Compared to the past, Ms. Battle said, the city’s art scene has grown more vibrant, a result of excellent art schools, relatively affordable studio space, and a proliferation of artist-run spaces and arts organizations.

via Malin Gallery

Mr. Krimes’s exhibit includes two quilts — an art form reflecting the local quilting tradition of Lancaster. “Crow Hill” and “Phoenix’’ combine antique quilts, old fabrics and used clothing from incarcerated people, using a variety of needlework and decorative techniques. Each depicts an empty chair and an ominous figure or a bird of prey.

“These vignettes are meant to evoke absence from homes and other spaces where incarcerated people were once part of the community,” but have disappeared into prisons, said Mr. Krimes, who works with formerly imprisoned artists through Right of Return USA, a fellowship he co-founded, and regularly collaborates on projects with people in prison, some of whom are serving life sentences.

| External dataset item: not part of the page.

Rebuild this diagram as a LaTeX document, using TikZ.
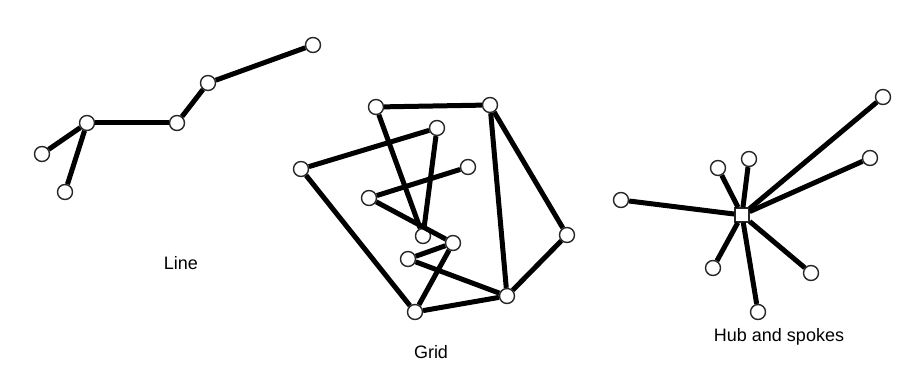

“The figures are a reminder that something is constantly looming over them, ” he said. “We need to think about how we can utilize restorative justice instead of punishment, where people have the opportunity to better themselves.”

When people walk into “New Grit,” “they’re going to see works that talk about time and the cosmos, they’re going to see works that talk about Confederate monuments, they’re going to see works about immigration, incarceration and re-entry, about encounter and exchange,” said Ms. Battle, the show’s lead curator. “We’re at a moment in history in which everyone’s perspective has shifted. The show is reflective of the recent changes and transformations we’ve all been experiencing.”

Michelle Gustafson for The New York Times

The diagonal design pattern of “Walls of Change,” a large-scale, bold and brightly colored abstract mural by Odili Donald Odita, a Nigerian-born American artist and Philadelphia resident, for example, “reflects the mass of moving bodies of the Black Lives Matter protests around the museum last summer,” Ms. Battle said.

Mr. Odita, whose work is notable for its deliberate use of color, also incorporated chalk tones from street drawings made by the racial justice demonstrators, and the rose and yellow hues of Kasota Stone, a distinctive type of limestone used in the museum’s walls and floors.

The mural is one of five commissions for the exhibition.

In the section called “Memory & Belonging,” acceptance and connection are explored in “Arrival and Belonging,” a commissioned work by Michelle Angela Ortiz, known for her large-scale public art work focusing on community engagement and social issues.

The installation combines multiple light boxes made from etched and hand-painted photographs with an animation on video screens. It draws from first-person accounts to tell the stories of four people who moved to Philadelphia and the challenges they faced in making it their home.

Michelle Gustafson for The New York Times

“This work is connecting a larger audience to the community members who are part of our city,” said Ms. Ortiz, who was born and raised in Philadelphia and has worked as an artist there for 20 years. “It’s bringing the streets of Philadelphia back into the museum. It’s about seeing their beauty and their resilience and their power and their strength.”

The different narratives — a Liberian refugee who fled a civil war; a Puerto Rican man displaced by a natural disaster; a formerly homeless, nonbinary person from the American South; and the artist’s mother, who immigrated from Colombia — shift our idea of who is a Philadelphian, Ms. Ortiz said, and raise questions like who belongs here, and when does a place become home?

“It’s a way to remind us of who we are, where we’re coming from, but it’s also a way to reinforce a sense of community and a sense of connection,” Ms. Ortiz said. “All of these stories are really part of a bigger web. There’s living, breathing history in our communities.”